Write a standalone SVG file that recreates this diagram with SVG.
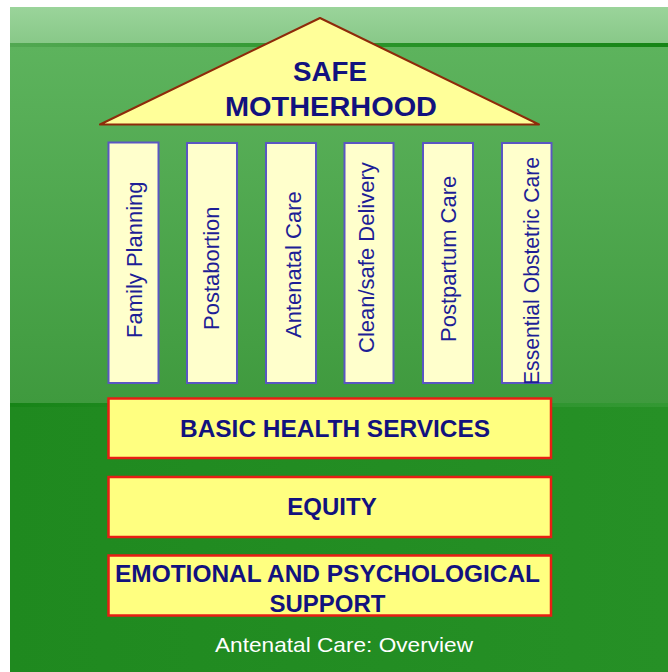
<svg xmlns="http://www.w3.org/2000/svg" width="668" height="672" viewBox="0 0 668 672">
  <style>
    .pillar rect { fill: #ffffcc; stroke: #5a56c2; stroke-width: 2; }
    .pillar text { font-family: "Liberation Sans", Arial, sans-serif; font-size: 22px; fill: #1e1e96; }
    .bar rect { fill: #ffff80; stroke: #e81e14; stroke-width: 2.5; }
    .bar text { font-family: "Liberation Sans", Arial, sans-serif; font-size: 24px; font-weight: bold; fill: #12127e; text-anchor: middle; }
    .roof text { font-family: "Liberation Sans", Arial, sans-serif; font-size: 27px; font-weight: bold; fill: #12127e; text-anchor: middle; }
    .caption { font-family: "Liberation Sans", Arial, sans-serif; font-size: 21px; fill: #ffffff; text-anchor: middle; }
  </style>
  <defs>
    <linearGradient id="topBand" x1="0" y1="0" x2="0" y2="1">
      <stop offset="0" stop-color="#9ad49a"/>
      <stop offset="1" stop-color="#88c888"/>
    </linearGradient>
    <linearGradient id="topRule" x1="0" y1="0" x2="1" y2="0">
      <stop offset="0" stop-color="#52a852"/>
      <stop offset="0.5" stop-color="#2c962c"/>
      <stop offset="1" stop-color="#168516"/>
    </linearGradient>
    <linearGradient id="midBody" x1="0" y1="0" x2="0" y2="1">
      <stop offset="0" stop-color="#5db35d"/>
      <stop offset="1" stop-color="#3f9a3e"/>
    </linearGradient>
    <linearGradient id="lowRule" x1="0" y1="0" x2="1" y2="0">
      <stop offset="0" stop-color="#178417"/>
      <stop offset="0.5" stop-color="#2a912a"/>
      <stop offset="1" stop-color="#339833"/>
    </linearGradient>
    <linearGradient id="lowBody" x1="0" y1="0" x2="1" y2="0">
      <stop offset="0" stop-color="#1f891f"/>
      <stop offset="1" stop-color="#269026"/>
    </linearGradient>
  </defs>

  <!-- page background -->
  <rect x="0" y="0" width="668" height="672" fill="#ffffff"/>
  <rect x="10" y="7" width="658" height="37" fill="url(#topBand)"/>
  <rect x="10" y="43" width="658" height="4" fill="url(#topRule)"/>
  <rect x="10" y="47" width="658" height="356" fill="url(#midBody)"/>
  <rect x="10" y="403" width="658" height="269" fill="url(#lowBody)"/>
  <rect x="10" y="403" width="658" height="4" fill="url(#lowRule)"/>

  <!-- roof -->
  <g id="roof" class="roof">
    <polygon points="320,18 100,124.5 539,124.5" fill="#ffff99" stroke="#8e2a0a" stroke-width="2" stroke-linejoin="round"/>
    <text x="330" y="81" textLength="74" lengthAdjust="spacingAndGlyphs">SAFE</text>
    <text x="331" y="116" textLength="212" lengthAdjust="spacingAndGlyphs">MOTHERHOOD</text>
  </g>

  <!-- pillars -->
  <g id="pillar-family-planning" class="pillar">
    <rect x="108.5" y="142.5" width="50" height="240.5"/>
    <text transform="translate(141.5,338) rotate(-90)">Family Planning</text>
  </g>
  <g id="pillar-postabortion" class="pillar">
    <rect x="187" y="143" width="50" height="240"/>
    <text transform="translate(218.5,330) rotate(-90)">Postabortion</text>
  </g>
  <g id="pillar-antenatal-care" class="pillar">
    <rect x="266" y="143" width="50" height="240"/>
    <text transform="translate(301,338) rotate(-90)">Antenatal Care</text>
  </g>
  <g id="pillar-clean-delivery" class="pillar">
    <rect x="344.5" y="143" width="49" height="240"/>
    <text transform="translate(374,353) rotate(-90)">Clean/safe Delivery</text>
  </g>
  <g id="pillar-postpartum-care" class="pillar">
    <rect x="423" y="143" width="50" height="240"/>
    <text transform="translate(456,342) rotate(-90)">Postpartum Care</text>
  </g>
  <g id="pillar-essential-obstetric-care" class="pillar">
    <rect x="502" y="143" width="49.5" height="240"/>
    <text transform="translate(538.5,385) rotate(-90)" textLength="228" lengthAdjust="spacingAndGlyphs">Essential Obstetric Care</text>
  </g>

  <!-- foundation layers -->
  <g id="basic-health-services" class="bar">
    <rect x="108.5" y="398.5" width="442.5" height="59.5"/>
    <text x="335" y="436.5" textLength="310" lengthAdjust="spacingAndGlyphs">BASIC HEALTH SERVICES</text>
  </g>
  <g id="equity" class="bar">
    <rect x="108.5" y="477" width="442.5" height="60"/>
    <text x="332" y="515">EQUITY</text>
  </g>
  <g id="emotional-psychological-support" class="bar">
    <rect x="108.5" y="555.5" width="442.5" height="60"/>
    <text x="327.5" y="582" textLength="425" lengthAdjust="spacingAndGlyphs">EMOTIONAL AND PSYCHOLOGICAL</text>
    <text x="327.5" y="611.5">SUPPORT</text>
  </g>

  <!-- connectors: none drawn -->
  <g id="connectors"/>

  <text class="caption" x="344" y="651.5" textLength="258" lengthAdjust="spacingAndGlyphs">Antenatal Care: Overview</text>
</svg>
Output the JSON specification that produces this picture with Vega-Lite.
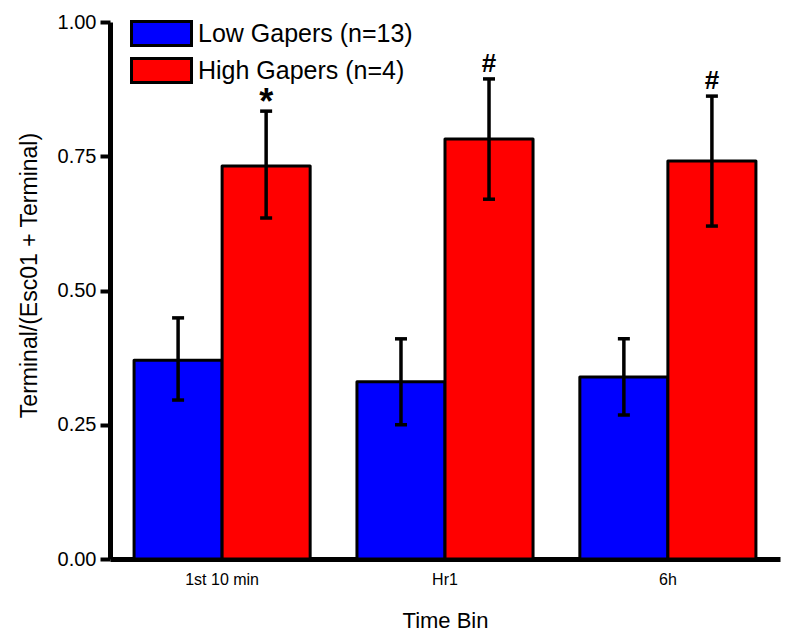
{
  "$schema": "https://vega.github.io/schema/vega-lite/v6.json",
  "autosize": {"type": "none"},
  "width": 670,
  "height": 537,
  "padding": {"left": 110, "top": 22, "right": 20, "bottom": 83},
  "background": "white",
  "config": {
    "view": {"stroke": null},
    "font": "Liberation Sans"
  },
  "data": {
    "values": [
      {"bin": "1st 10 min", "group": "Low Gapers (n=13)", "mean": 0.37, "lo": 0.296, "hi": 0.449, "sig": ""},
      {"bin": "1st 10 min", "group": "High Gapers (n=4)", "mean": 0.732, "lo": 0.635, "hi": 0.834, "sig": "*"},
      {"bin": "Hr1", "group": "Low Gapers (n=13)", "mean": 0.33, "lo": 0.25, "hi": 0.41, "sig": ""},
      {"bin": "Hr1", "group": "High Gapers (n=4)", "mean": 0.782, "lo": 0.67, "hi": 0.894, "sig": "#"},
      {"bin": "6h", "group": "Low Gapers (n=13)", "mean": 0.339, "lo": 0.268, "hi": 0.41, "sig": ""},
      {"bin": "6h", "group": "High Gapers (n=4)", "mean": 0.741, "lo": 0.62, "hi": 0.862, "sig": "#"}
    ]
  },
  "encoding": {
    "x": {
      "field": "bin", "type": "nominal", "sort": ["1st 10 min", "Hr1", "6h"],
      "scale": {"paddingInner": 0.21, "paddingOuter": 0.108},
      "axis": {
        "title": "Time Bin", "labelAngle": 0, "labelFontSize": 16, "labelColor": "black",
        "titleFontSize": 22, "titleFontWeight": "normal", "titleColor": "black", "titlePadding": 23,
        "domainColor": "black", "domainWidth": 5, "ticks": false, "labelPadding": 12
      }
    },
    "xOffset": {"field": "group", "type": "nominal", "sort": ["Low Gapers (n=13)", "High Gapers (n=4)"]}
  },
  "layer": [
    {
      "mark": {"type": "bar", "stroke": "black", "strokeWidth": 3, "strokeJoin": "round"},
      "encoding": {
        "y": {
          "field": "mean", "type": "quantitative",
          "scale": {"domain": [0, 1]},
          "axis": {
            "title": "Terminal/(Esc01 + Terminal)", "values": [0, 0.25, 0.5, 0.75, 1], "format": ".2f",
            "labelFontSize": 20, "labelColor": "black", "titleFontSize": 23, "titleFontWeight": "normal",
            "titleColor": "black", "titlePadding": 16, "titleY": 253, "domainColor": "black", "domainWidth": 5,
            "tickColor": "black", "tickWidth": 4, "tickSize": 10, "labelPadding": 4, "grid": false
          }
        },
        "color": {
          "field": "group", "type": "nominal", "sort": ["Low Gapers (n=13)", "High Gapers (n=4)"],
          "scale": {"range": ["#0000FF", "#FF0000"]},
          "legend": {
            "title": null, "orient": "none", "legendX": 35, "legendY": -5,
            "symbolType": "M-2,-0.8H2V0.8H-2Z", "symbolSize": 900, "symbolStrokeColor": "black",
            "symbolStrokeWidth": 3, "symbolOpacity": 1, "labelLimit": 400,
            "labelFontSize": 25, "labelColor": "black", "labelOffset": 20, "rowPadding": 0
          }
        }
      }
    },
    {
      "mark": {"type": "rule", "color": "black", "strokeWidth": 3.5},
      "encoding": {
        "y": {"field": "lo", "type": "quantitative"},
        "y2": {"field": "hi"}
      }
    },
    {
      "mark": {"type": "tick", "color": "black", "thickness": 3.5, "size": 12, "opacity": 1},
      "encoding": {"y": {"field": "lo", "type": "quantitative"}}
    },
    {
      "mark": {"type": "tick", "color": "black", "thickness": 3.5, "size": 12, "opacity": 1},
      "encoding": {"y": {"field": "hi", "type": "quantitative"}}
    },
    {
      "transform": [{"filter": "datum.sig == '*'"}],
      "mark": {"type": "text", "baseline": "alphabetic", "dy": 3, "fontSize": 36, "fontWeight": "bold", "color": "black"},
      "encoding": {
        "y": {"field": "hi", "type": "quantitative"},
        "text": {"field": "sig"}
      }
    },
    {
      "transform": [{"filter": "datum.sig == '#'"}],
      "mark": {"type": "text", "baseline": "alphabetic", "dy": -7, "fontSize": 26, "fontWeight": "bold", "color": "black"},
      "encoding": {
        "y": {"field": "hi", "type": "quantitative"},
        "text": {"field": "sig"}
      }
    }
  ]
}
·····
*To be done:*
Track down all lines above with the string "that" and copy them.

*Finished task:*
Write a standalone SVG file that recreates this diagram with SVG.
Output the JSON specification that produces this picture with Vega-Lite.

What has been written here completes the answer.